In an interview with CRN Burgin said technologies like those offered by Databricks to improve data management and data quality is a boon for EY when it undertakes data analytics and AI projects for clients. “The biggest value, the biggest ROI opportunity, is to access that AI-ready data across the enterprise,” he said.

Burgin said EY takes the position that between 80 and 90 percent of the dollars spent on AI projects should be spent on the underlying data infrastructure. “It’s a big opportunity for us,” he said.

Agent Bricks Demonstrated

In addition to the Lakebase announcement, Databricks, as expected, also unveiled Agent Bricks, a new unified workspace for building high-quality AI agents. Some of Wednesday’s nearly three-hour keynote session was devoted to detailing and demonstrating the capabilities of Agent Bricks, which is currently in beta.

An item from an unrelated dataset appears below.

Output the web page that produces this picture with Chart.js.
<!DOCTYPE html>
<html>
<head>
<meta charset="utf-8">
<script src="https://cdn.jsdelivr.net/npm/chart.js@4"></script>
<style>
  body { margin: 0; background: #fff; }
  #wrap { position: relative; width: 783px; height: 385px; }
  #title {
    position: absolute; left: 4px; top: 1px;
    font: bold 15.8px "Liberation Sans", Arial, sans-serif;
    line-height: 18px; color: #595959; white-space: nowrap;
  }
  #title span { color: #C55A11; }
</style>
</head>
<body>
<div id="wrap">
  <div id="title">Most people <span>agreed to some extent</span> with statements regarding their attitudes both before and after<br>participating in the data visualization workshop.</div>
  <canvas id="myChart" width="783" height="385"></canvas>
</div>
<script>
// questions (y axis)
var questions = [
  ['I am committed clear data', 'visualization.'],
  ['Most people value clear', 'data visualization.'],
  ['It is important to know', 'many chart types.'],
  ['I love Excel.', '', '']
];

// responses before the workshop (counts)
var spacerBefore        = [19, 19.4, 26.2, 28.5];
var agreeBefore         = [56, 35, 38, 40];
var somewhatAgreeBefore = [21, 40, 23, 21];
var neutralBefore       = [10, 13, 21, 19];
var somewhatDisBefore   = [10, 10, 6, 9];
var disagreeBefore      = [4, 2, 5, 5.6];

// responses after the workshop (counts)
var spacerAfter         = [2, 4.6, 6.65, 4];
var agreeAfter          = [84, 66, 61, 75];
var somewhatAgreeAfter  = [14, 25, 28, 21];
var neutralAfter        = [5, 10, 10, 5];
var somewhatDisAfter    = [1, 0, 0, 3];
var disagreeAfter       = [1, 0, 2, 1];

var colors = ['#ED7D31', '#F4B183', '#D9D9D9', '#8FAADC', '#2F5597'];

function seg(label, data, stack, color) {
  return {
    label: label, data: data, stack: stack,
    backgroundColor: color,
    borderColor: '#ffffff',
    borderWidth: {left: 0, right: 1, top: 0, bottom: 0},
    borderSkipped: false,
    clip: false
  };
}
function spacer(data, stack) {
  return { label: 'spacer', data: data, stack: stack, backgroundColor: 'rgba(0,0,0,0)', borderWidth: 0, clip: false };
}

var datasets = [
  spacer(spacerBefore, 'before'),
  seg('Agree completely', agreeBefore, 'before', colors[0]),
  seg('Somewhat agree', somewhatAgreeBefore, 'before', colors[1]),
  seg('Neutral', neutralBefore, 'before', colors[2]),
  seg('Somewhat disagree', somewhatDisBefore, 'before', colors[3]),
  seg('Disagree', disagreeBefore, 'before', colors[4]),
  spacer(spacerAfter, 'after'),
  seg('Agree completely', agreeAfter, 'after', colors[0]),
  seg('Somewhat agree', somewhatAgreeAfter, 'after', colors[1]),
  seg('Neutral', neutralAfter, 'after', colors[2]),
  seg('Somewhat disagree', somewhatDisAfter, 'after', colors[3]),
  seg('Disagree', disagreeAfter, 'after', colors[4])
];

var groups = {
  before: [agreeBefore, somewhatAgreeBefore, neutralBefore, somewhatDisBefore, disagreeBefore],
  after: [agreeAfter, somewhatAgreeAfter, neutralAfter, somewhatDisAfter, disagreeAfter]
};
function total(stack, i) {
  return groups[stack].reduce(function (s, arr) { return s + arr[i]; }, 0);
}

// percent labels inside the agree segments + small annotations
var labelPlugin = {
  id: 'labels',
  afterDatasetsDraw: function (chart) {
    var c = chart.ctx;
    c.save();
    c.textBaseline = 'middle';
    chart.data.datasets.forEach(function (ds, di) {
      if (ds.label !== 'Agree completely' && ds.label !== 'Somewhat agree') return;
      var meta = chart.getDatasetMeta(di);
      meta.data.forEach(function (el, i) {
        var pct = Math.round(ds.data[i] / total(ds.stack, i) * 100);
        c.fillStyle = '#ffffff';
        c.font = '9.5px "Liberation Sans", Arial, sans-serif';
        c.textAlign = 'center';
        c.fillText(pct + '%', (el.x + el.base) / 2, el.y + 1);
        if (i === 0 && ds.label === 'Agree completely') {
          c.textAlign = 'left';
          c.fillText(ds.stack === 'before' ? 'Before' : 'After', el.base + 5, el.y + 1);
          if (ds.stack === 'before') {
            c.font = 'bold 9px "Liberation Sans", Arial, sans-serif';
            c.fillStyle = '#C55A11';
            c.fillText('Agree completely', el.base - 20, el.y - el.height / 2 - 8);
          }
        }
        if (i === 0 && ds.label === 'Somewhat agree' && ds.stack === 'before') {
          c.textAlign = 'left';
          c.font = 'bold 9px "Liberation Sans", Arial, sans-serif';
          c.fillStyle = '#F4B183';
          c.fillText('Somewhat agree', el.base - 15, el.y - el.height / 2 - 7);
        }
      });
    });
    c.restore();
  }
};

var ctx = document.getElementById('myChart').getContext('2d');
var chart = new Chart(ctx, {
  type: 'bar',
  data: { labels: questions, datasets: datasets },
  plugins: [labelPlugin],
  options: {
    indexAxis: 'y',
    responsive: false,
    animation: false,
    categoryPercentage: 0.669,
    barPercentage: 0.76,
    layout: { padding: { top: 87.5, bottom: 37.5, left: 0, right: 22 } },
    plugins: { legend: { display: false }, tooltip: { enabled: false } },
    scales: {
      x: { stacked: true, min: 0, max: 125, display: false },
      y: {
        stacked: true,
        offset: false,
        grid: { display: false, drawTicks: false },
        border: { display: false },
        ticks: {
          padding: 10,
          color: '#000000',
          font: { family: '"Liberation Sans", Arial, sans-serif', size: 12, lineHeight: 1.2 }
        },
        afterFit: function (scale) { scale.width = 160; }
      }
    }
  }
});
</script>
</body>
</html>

“These are production agents [that] auto-optimize on your data,” Ghodsi said onstage. Agent Bricks addresses several common problems around AI agents today including difficulty assessing their performance, choosing which techniques to best optimize agents, and balancing agent quality against the costs of developing agents and putting them into production, the CEO said.

“We think that with Agent Bricks, it is both easy to use [and] also able to produce incredibly high-quality agents,” said Hanlin Wang, Databricks CTO for Neural Networks, also speaking on stage during the keynote.

Databricks also announced that Databricks Apps, initially unveiled in October 2024, is now generally available. Databricks Apps, according to the company, makes it easy to build secure and governed data intelligence applications deployed directly in Databricks and governed through the company’s Unity Catalog data governance software.

Ghodsi said that even before being generally available, Databricks Apps has been adopted by 2,500 customers who used it to develop more than 20,000 applications on the Databricks platform.

The company also unveiled a free edition of the Databricks Data Intelligence Platform targeting universities, as well as individuals including students, hobbyists and “aspiring professionals.” Databricks also pledged a $100 million investment in global data and AI education which in a press release the company said is aimed at “closing the industry-wide talent gap and preparing the next generation of data and AI engineers, data analysts and data scientists.”

Databricks also announced that it is open sourcing its core declarative ETL framework as Apache Spark Declarative Pipelines. That follows the recent launch of Apache Spark. 4.0.